Sobre la mitra (o tiara) de lino estaba colocada una lámina de oro puro, puesta con un cordón de azul, la cual tenía grabadas las palabras: “Santidad a Jehová”. Los israelitas traían a Dios las ofrendas según sus instrucciones. ¿Por qué, pues, se nos habla de “la iniquidad de las cosas santas que santificaren los hijos de Israel, en todas sus santas dádivas”? (v. 38, V.M.). Para comprender este versículo pensemos en nuestras alabanzas, en nuestros cánticos, en nuestras oraciones, en nuestras expresiones de adoración. ¡Cuán a menudo están caracterizadas por la debilidad, la flaqueza, la distracción y las expresiones incorrectas! ¡Qué difícil se nos hace también a veces expresar lo que tenemos en el corazón! ¡Qué precioso consuelo da pensar que, así como en otros tiempos Aarón, hoy nuestro sumo sacerdote sabe presentar esas ofrendas imperfectas de tal manera que ellas sean continuamente aceptables ante Dios!

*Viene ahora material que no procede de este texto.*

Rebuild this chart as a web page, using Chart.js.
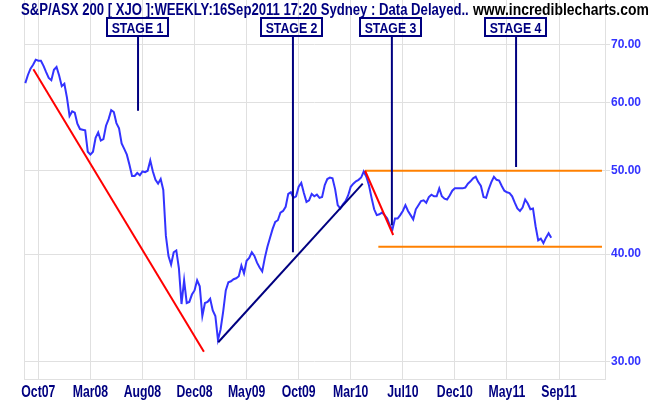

El cinturón (Éxodo 28:4 y 8)

El cinturón ceñía el efod. Era de “obra primorosa” (Éxodo 28:8), subrayando que el ministerio del Señor será perfectamente y para siempre cumplido con la fuerza de los lomos ceñidos. Como en otro tiempo en la tierra, Él no se cansa ni se fatiga. Vive siempre para interceder por nosotros. Y cuando venga y encuentre siervos velando, esperando a su Señor, “se ceñirá, y hará que se sienten a la mesa, y vendrá a servirles” (Lucas 12:37). En la tierra su oreja fue horadada para que fuese “siervo para siempre” (Éxodo 21:6).

Los hijos de Aarón (Éxodo 28:40-43), contrariamente a su padre, representan a los creyentes (los cuales son todos sacerdotes ahora) que pueden entrar en los Lugares Santos de los que nos hablan los capítulos siguientes.

Si en el ministerio de sumo sacerdote hay cosas difíciles de captar (¡para hacer las vestiduras hacía falta hombres inteligentes, llenos de espíritu de sabiduría! v. 3), cuántas otras hay que son alentadoras. En nuestra debilidad nos sentimos llevados sobre sus hombros; en nuestro afecto desfalleciente nos sabemos presentados en su corazón ante Dios; en nuestra falta de discernimiento tenemos en Él toda sabiduría y luz para guiarnos; al mirar la iniquidad de nuestras santas ofrendas, tenemos la seguridad de que Él tiene sobre su frente lo que las vuelve aceptas continuamente ante Dios.

Tus santos en fatiga aquí y por doquier
Al mundo y su intriga ya están por ceder;
Mas los llevas hasta el cielo tu seno oh Señor,
Tú, Sacerdote excelso, nuestro Defensor.